Procureur général du Québec c. Luamba, 2024 QCCA 1387

[9] Le litige ne met pas en cause les interceptions routières faites dans le cadre d’un programme structuré (p. ex., un programme de contrôles routiers ponctuels tel un barrage routier). Il ne vise pas non plus les interceptions faites par des agents de la paix autres que des policiers[10]. Bref, il ne concerne qu’une pratique bien précise, soit l’interception par un policier du conducteur d’un véhicule automobile de façon totalement discrétionnaire.

La Cour conclut que l’arrêt Dedman a reconnu un pouvoir policier de common law limité, à savoir celui d’intercepter des véhicules au hasard dans le cadre d’un programme structuré (« aux fins visées par le programme R.I.D.E. »). La Cour est en outre d’avis que l’arrêt Ladouceur n’a pas élargi ce pouvoir policier de common law.

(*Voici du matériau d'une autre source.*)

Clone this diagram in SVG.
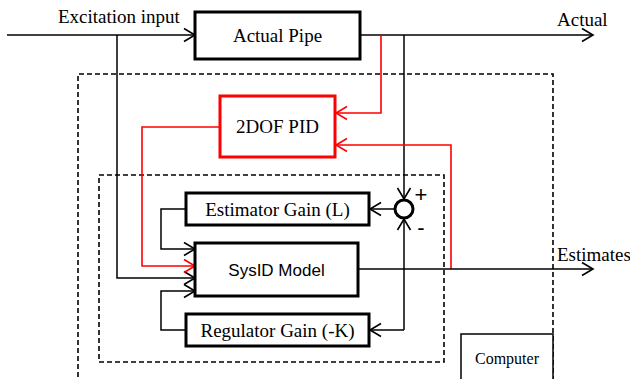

[31]      La reconnaissance de pouvoirs policiers en common law est bien encadrée. Dans l’arrêt Fleming, la juge Côté, pour la Cour suprême, appelle à la prudence avant de se prononcer sur l’existence de tels pouvoirs. Elle mentionne que « la primauté du droit exige que ces pouvoirs policiers soient strictement limités afin de protéger les libertés individuelles »[36]. Puisque l’établissement et la restriction de ceux-ci relèvent des législateurs, « les tribunaux doivent agir avec prudence lorsqu’ils sont appelés à se prononcer sur l’existence en common law de pouvoirs policiers proposés »[37]. Cependant, les tribunaux « ne peuvent abdiquer le rôle qui leur incombe d’adapter progressivement des règles de common law lorsqu’il existe des lacunes législatives »[38]. Or, il vaut de souligner que, dans les arrêts Hufsky etLadouceur, il n’y avait pas de lacune législative à combler puisque le pouvoir policier contesté était fondé sur le par. 189a(1) du Code de la route ontarien. C’est donc à ce pouvoir d’origine législative que s’intéressaient ces deux arrêts et non à une règle issue de la common law.

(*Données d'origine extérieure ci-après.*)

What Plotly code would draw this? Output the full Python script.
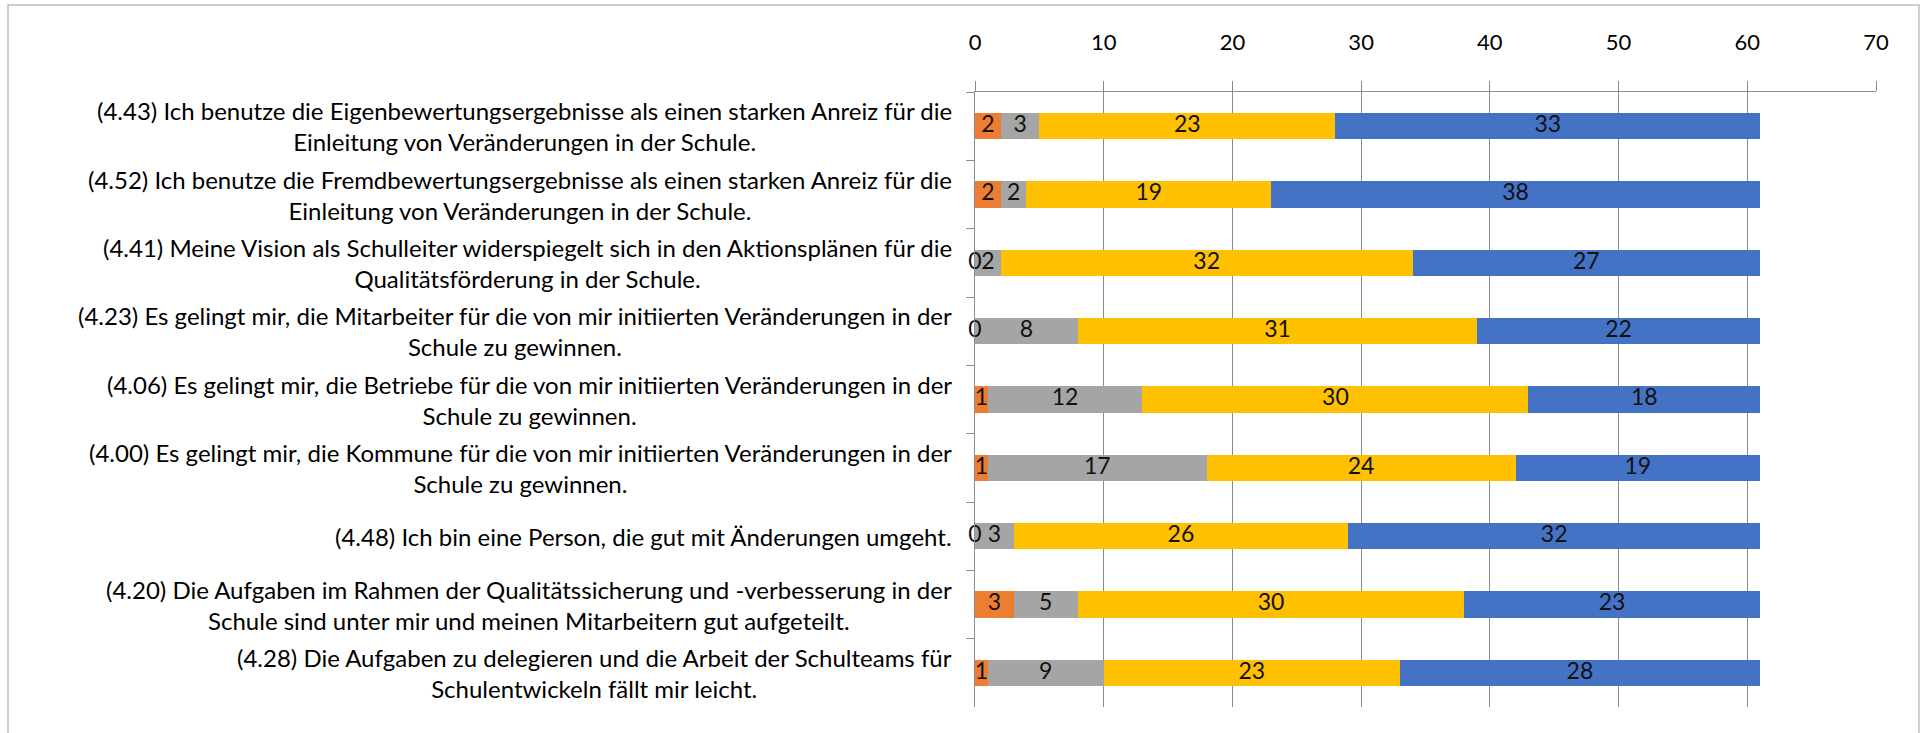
import plotly.graph_objects as go
import numpy as np

categories = [
    "(4.43) Ich benutze die Eigenbewertungsergebnisse als einen starken Anreiz für die<br>Einleitung von Veränderungen in der Schule.",
    "(4.52) Ich benutze die Fremdbewertungsergebnisse als einen starken Anreiz für die<br>Einleitung von Veränderungen in der Schule.",
    "(4.41) Meine Vision als Schulleiter widerspiegelt sich in den Aktionsplänen für die<br>Qualitätsförderung in der Schule.",
    "(4.23) Es gelingt mir, die Mitarbeiter für die von mir initiierten Veränderungen in der<br>Schule zu gewinnen.",
    "(4.06) Es gelingt mir, die Betriebe für die von mir initiierten Veränderungen in der<br>Schule zu gewinnen.",
    "(4.00) Es gelingt mir, die Kommune für die von mir initiierten Veränderungen in der<br>Schule zu gewinnen.",
    "(4.48) Ich bin eine Person, die gut mit Änderungen umgeht.",
    "(4.20) Die Aufgaben im Rahmen der Qualitätssicherung und -verbesserung in der<br>Schule sind unter mir und meinen Mitarbeitern gut aufgeteilt.",
    "(4.28) Die Aufgaben zu delegieren und die Arbeit der Schulteams für<br>Schulentwickeln fällt mir leicht.",
]

series_orange = [2, 2, 0, 0, 1, 1, 0, 3, 1]
series_gray = [3, 2, 2, 8, 12, 17, 3, 5, 9]
series_yellow = [23, 19, 32, 31, 30, 24, 26, 30, 23]
series_blue = [33, 38, 27, 22, 18, 19, 32, 23, 28]

series = [
    ("orange", series_orange, "#ED7D31"),
    ("gray", series_gray, "#A5A5A5"),
    ("yellow", series_yellow, "#FFC000"),
    ("blue", series_blue, "#4472C4"),
]

x_ticks = [0, 10, 20, 30, 40, 50, 60, 70]

FONT = "Lato, Carlito, Calibri, sans-serif"
GRID = "#8C8C8C"

fig = go.Figure()
y_keys = [f"c{i}" for i in range(len(categories))]

cum = np.zeros(len(categories))
for name, vals, color in series:
    vals = np.array(vals, dtype=float)
    fig.add_trace(go.Bar(
        y=y_keys, x=vals, orientation="h", name=name,
        marker=dict(color=color, line=dict(width=0)),
        hoverinfo="x+name",
    ))
    fig.add_trace(go.Scatter(
        y=y_keys, x=cum + vals / 2, mode="text",
        text=[str(int(v)) for v in vals],
        textfont=dict(family=FONT, size=23, color="#111111"),
        textposition="middle center", showlegend=False, hoverinfo="skip",
        cliponaxis=False,
    ))
    cum = cum + vals

W, H = 1926, 733
L, R, T, B = 975, 50, 92, 26
pw, ph = W - L - R, H - T - B

annotations = []
for key, label in zip(y_keys, categories):
    annotations.append(dict(
        x=0, xref="paper", y=key, yref="y", text=label,
        xanchor="right", yanchor="middle", align="center", xshift=-21,
        showarrow=False, font=dict(family=FONT, size=24, color="#000000"),
    ))

fig.update_layout(
    width=W, height=H,
    margin=dict(l=L, r=R, t=T, b=B, autoexpand=False),
    barmode="stack", bargap=0.61,
    showlegend=False,
    plot_bgcolor="white", paper_bgcolor="white",
    annotations=annotations,
    shapes=[dict(
        type="rect", xref="paper", yref="paper",
        x0=(8 - L) / pw, x1=(1919 - L) / pw,
        y0=(H - B - 745) / ph, y1=(H - B - 5) / ph,
        line=dict(color="#BFBFBF", width=1.5), fillcolor="rgba(0,0,0,0)", layer="below",
    )],
)
fig.update_xaxes(
    side="top", range=[0, 70], tickvals=x_ticks, ticktext=[str(t) for t in x_ticks],
    showgrid=True, gridcolor=GRID, gridwidth=1,
    showline=True, linecolor=GRID, linewidth=1,
    ticks="outside", ticklen=10, tickcolor=GRID,
    ticklabelstandoff=22,
    tickfont=dict(family=FONT, size=22, color="#000000"),
    zeroline=False, fixedrange=True,
)
fig.update_yaxes(
    categoryorder="array", categoryarray=y_keys, autorange="reversed",
    showticklabels=False, showgrid=False, zeroline=False,
    showline=True, linecolor=GRID, linewidth=1,
    ticks="outside", ticklen=8, tickcolor=GRID, tickson="boundaries",
    fixedrange=True,
)

fig.write_html(
    "out.html",
    config={"displayModeBar": False},
    post_script="document.body.style.margin='0';document.body.style.overflow='hidden';",
)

Il arrive donc que des dispositions législatives ou des règles de droit prévoyant un pouvoir discrétionnaire portent nécessairement atteinte aux droits garantis par la Charte, et ce, même si elles n’autorisent pas expressément une telle atteinte[68]. Dans de tels cas, c’est généralement la loi ou la règle de droit elle-même qui doit être examinée au regard de la Charte[69].

[50]      La question de savoir si l’art. 636 C.s.r. est la source du profilage racial dans les interceptions routières sans motif requis est déterminante sur l’issue du pourvoi. Le PGQ ne conteste pas la preuve selon laquelle il y a du profilage racial lors d’interceptions routières effectuées en vertu de l’art. 636 C.s.r., mais, à son avis, cela n’entraîne pas l’invalidité constitutionnelle de la disposition, car c’est le comportement illégal des policiers dans son application qui en est la cause. La distinction est importante au chapitre de la réparation.